Mai dei razzi avevano preso di mira il palazzo presidenziale afghano durante la cerimonia che segna la fine del Ramadan. L’Eid al-Fitr, cioè la “festa della fine del digiuno” è una delle ricorrenze più importanti della religione islamica ed era stata finora rispettata anche nei momenti più tragici della storia afghana. Per questo l’attacco missilistico contro la “zona verde” – la cittadella iper-fortificata di Kabul dove si trovano oltre al palazzo presidenziale anche le sedi delle ambasciate, a partire da quella americana, la più dirimente per la storia recente del Paese – avvenuto lunedì mattina mentre il presidente della Repubblica, Ashraf Ghani, stava pregando, è la dimostrazione che la situazione è ormai caotica e una nuova guerra civile potrebbe non essere lontana.
Nei giorni più bui da quando è stato eletto per la seconda volta, Ghani sta cercando di evitare un conflitto interno che invece, nonostante le note stampa e le dichiarazioni ufficiali a favore di telecamere in sede negoziale a Doha, i talebani stanno propiziando. A tentare di far ricadere l’Afghanistan nel baratro del conflitto interno c’è però anche il gruppo Khorasan, cioè il movimento locale affiliato dell’Isis.
I tre razzi sparati da un’auto e atterrati vicino al palazzo presidenziale afghano sono stati infatti rivendicati dai tagliagole dello Stato Islamico sull’app Telegram. Non ci sono state segnalazioni di feriti o vittime. Non tutti, del resto, credono che gli autori siano del gruppo Khorasan, piuttosto è molto probabile che siano stati i talebani per alzare la posta e arrivare a ottenere una sorta di resa da parte del governo senza imporlo in ambito ufficiale per non sembrare chiusi al dialogo e ai compromessi. L’attacco coincide infatti con l’ampia offensiva talebana in tutto il Paese mentre le forze americane e Nato stanno completando il ritiro. A differenza del passato, i talebani non hanno dichiarato un cessate il fuoco durante la festa di Eid, nonostante gli urgenti appelli della società civile afghana e della comunità internazionale per porre fine ai combattimenti. “I talebani non hanno volontà di pace”, ha detto Ghani. “Abbiamo dimostrato di avere l’intenzione, la volontà e ci siamo sacrificati per la pace”. Lunedì 15 missioni diplomatiche e il rappresentante della Nato a Kabul hanno esortato i talebani a fermare l’offensiva, poche ore dopo che il gruppo e il governo afgano non erano riusciti a concordare un cessate il fuoco nei colloqui in Qatar.

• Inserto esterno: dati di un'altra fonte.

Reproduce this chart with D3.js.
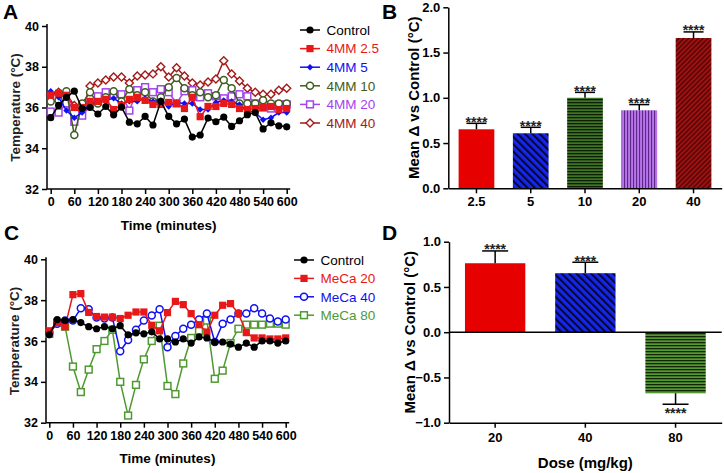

“L’offensiva dei talebani è in contraddizione con la loro pretesa di sostenere un accordo negoziato”, si legge nella dichiarazione. Intanto il Pakistan, i cui servizi segreti crearono e sostennero i talebani in chiave anti-occidentale, nega che la propria aviazione militare stia aiutando i talebani. La corruzione è un altro problema enorme per la pacificazione del Paese. I signori della guerra, che partecipano sia al governo sia alla controffensiva militare sui talebani, hanno contribuito a devastare l’Afghanistan.